It looks like ISP protocol has changed compared to previous LPCxxxx.

But description in user manual seems to be not sufficient and wrong. Here are only some points:

1) According to User Manual UM10601 (Rev. 1 — 9 November 2012)
"21.5.1 UART Communication protocol
All UART ISP commands should be sent as single ASCII strings. Strings should be
terminated with Carriage Return (CR) and/or Line Feed (LF) control characters. Extra
<CR> and <LF> characters are ignored. All ISP responses are sent as <CR><LF>
terminated ASCII strings. Data is sent and received in plain binary format."
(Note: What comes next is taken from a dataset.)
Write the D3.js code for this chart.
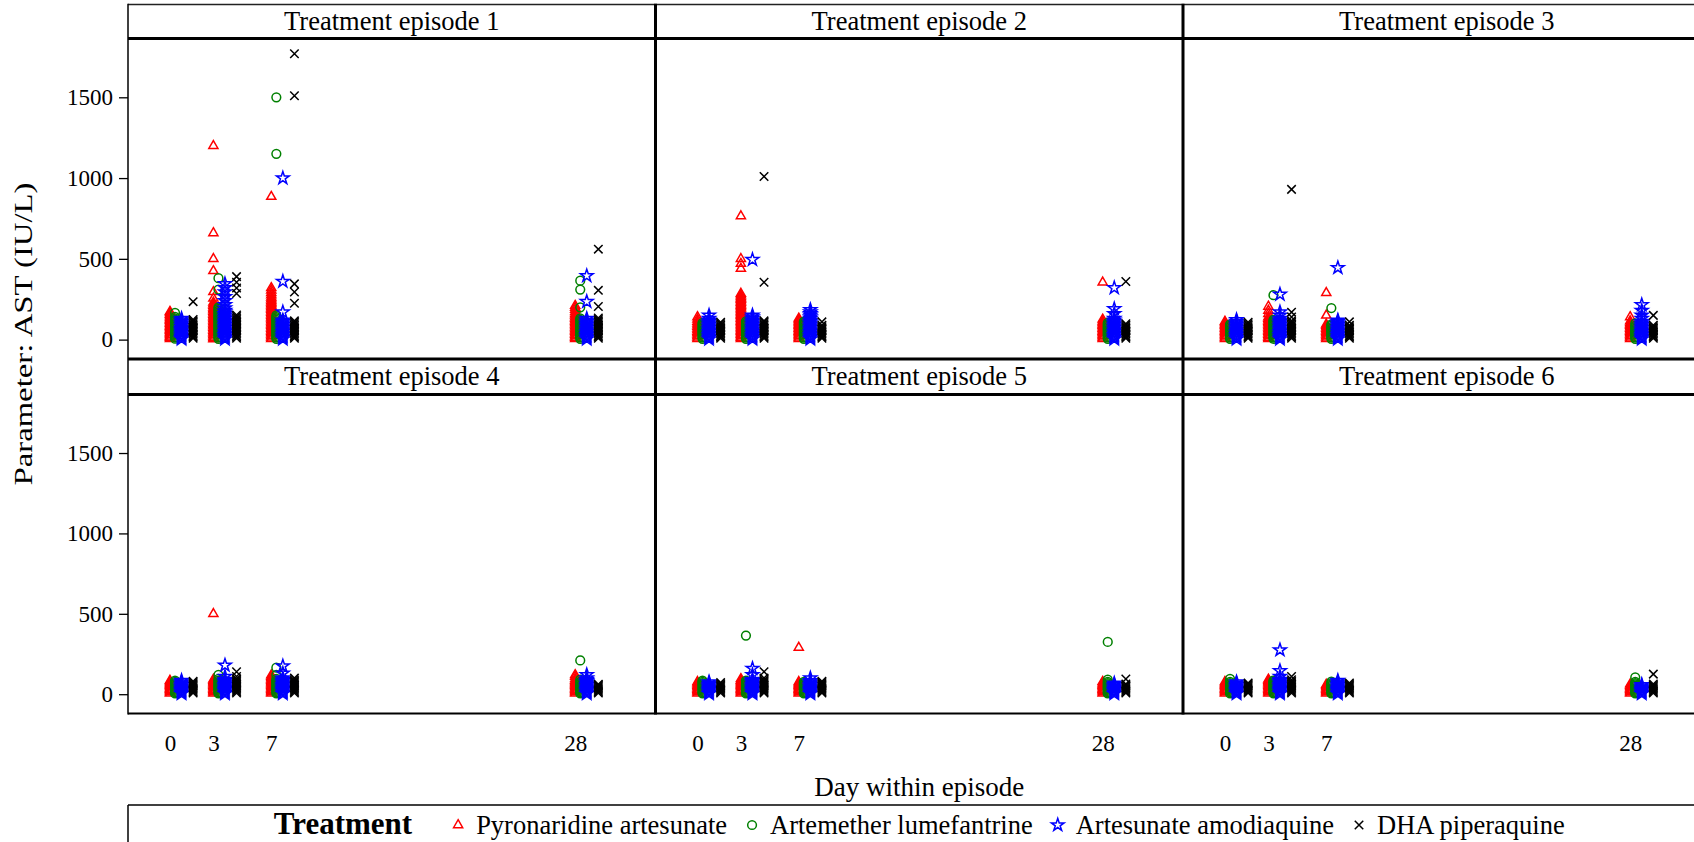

1A) Is it correct, that strings can be terminated with CR "and/or" (!!!) LF?
E.g. when sending 'U 23130(0A)', i get no answer (but only with LPC8xx, used the same string with other LPCxxxx and there it is working...)
But when sending 'U 23130(0D)(0A)', i get an answer -> 'U 23130(0D)(0A)0(0D)(0A)'

Same for 'K(0A)' compared to 'K(0D)(0A)', 'J(0A)' compared to 'J(0D)(0A)' and so on.
Bootloader version of my LPC812 seems to be 13.1

What is the recommend way to send these command strings, also for other LPCxxxx? Always send (0D)(0A)? Always send (0A)?
Or must it even be different for different LPCxxxx, or even different versions of same LPCxxxx?

1B) Is it correct that we are now sending plain binary data? No more UUENCODE? No more checksum?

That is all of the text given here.